Dear Diary: Day at a Glance
One thing I cannot do: take flashless photographs in the dark. I lack the steady hand. Especially at the end of a party. I offer the above as a tribute to Francis Bacon. And to two great hams.
Let’s see: what happened today? I never made the bed. That never happens unless Kathleen is sick. She wasn’t today, but she didn’t get up until I’d gone to the doctor. I had two appointments — TMI stuff. One of them, really, is so richly TMI that I am sorely tempted to share. Which reminds me, did I ever tell you about the time that Kathleen and I walked into a hotel room, and Kathleen cooed approvingly over the little bronze plaque on her bedside table? “Thank You For Not Sharing,” she said. That’s not what the sign said, but it’s a nice thought. The only way to explain Kathleen’s misreading of “smoking” is wishful thinking.
Then lunch at the Hi Life, followed by an expedition to Agata & Valentina so expensive that I walked out with two tote bags. I wasn’t, strictly, entitled to the second one; the caviar for tomorrow night didn’t quite add up to the threshold. But the other stuff, which I’d put on American Express, more than made up the deficit. I had intended to buy just enough filet mignon to make Beef Stroganoff for the two of us tomorrow night. But Arthur had to make up an entire tenderloin, so, in the holiday spirit, I bought the entire tenderloin.

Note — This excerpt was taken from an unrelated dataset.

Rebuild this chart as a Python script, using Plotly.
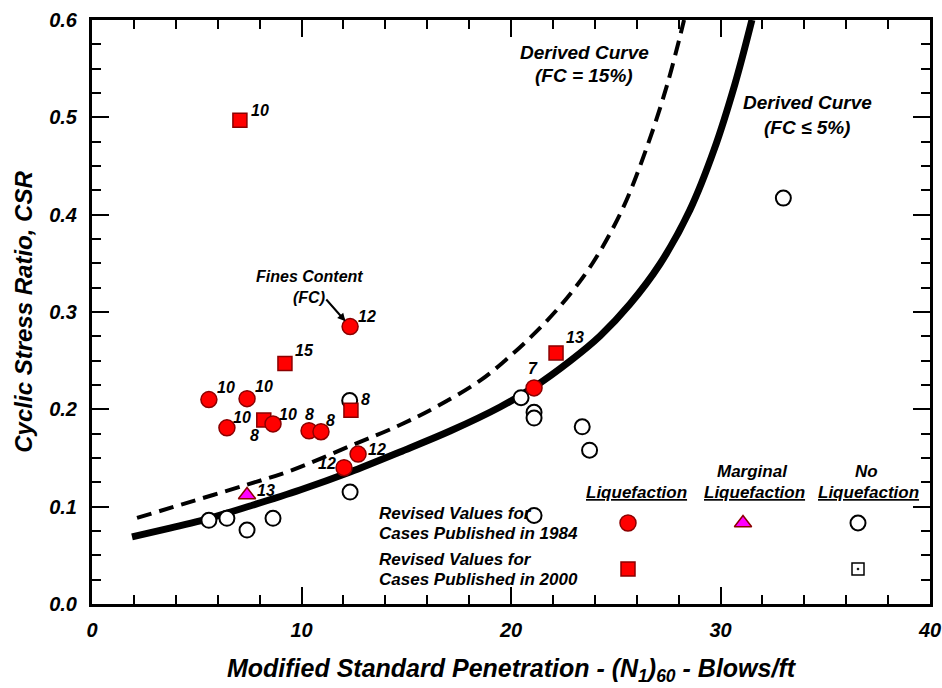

Back at the building, only one elevator was really working. You don’t want to hear about that, even though my ejaculations elicited some very choice gossip. Risking false imprisonment, I went out again, this time to Gristedes (for the boring stuff, which nonetheless added up impressively) and to Duane Reade (for TMI ointment — c’mon, you’re dying to know. We could play Hangman.) It wasn’t even two o’clock when I came home the second time. License to fritter!
Actually, I did a lot of putting away. Plus, I made madeleines. I wanted to send something to the troops at Kathleen’s office for New Year’s Eve. I understand that pirañas cannot consume a man’s big toe in the time that it takes associates, paralegals, and the odd partner to devour a plate of my madeleines. It’s not the pretty picture that Proust had in mind when he reminisced so famously, but that’s the literary life for you. The cool thing about madeleines now is that I still have the tins that my mother brought back from a trip to France in the Early Seventies, when Making Madeleines was one of those utterly unheard of things that I thought it would be cool to do. I was so far ahead of the crowd that, by the time the lovely little cookie-cakes caught on here (to the extent that they did), I wouldn’t have been caught dead baking a dozen. But I still have the tins, and they turn out very elegant madeleines. Not those big rubbery monstrosities that, par exemple, you can buy in cellophane wrappers from Entenman’s.
Needless to say, I have experimented with a wide range of inauthentic madeleine flavorings. There are many interesting almond variations, but in my dotage I have settled on microplaned lemon zest. Ah, the literary life!
Speaking of which, I wrote up the last two “stories” to appear in The New Yorker. I’m particularly pleased with this, I like to think uncharacteristically dismissive, penultimate line:
Only at the end, when the story collapses into silly misunderstanding faster than a soufflé on a trampoline, does a sense of the second-rate impinge.
The “soufflé on a trampoline” is one of those indulgences that I rarely permit myself. The parallelism is very deficient. But I adore the image. I almost want to rent a trampoline and try it out.
Then Kathleen came home, and we shared a dinner of tomato soup (time to make some more!), lamb chops, sautéed corn, rice, and chocolate chip cookies. I did the washing-up, and here I am, just minutes ahead of this entry’s scheduled entry’s publication.
Almost forgot! I did not run over to Crawford Doyle to pick up a copy (if they had one) of Lauren Grodstein’s A Friend of the Family. I wanted to, though.
Vacation really agrees with me! Hey! How was your day?